> [Raw data]
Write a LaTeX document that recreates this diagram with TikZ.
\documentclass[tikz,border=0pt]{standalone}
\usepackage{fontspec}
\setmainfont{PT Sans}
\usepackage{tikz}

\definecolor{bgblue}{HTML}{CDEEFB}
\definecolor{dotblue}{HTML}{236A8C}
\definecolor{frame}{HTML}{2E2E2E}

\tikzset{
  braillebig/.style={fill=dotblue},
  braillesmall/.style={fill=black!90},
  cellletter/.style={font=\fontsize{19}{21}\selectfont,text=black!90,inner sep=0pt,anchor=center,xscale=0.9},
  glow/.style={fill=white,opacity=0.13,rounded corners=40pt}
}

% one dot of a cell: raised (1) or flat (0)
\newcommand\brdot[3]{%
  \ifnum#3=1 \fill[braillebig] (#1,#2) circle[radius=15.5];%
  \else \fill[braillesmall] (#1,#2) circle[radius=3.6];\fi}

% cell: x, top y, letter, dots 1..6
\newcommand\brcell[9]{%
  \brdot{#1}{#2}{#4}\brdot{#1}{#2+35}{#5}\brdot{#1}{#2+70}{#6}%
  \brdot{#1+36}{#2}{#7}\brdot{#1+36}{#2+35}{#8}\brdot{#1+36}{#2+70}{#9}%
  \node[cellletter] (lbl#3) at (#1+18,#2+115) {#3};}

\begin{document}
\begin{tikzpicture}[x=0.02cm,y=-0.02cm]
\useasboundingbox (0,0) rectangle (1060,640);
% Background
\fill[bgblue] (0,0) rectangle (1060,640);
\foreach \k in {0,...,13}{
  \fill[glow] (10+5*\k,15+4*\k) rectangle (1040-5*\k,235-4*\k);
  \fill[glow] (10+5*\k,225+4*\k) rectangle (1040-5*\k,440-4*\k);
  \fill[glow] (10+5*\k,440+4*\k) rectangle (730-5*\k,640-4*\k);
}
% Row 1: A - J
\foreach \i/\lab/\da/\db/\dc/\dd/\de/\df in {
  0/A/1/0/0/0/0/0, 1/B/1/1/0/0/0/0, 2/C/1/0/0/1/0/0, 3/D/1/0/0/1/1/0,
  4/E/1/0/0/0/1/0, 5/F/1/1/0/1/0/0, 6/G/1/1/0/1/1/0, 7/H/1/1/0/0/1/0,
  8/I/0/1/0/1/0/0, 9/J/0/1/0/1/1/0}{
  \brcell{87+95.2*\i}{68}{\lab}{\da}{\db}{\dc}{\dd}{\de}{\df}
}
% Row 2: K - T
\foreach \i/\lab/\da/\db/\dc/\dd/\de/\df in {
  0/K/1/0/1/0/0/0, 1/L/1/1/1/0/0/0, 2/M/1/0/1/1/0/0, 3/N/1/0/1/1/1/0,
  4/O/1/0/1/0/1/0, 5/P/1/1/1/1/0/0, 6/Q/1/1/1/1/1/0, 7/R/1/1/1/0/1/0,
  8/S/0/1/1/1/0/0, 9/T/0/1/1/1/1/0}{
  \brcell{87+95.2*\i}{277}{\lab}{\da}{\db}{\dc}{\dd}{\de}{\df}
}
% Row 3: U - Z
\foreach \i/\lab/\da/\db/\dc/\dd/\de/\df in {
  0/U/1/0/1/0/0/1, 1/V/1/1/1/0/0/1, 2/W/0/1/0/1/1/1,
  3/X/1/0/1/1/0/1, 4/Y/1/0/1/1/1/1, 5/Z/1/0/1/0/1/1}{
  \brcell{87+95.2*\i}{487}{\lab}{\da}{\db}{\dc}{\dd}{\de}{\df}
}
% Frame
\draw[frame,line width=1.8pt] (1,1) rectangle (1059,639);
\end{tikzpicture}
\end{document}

> [What you need to do]
Write out a verbatim copy of the data, beginning with its first line and ending with the line that contains "(lbl#3) at (#1+18,#2+115)".

> [Correct answer]
Write a LaTeX document that recreates this diagram with TikZ.
\documentclass[tikz,border=0pt]{standalone}
\usepackage{fontspec}
\setmainfont{PT Sans}
\usepackage{tikz}

\definecolor{bgblue}{HTML}{CDEEFB}
\definecolor{dotblue}{HTML}{236A8C}
\definecolor{frame}{HTML}{2E2E2E}

\tikzset{
  braillebig/.style={fill=dotblue},
  braillesmall/.style={fill=black!90},
  cellletter/.style={font=\fontsize{19}{21}\selectfont,text=black!90,inner sep=0pt,anchor=center,xscale=0.9},
  glow/.style={fill=white,opacity=0.13,rounded corners=40pt}
}

% one dot of a cell: raised (1) or flat (0)
\newcommand\brdot[3]{%
  \ifnum#3=1 \fill[braillebig] (#1,#2) circle[radius=15.5];%
  \else \fill[braillesmall] (#1,#2) circle[radius=3.6];\fi}

% cell: x, top y, letter, dots 1..6
\newcommand\brcell[9]{%
  \brdot{#1}{#2}{#4}\brdot{#1}{#2+35}{#5}\brdot{#1}{#2+70}{#6}%
  \brdot{#1+36}{#2}{#7}\brdot{#1+36}{#2+35}{#8}\brdot{#1+36}{#2+70}{#9}%
  \node[cellletter] (lbl#3) at (#1+18,#2+115) {#3};}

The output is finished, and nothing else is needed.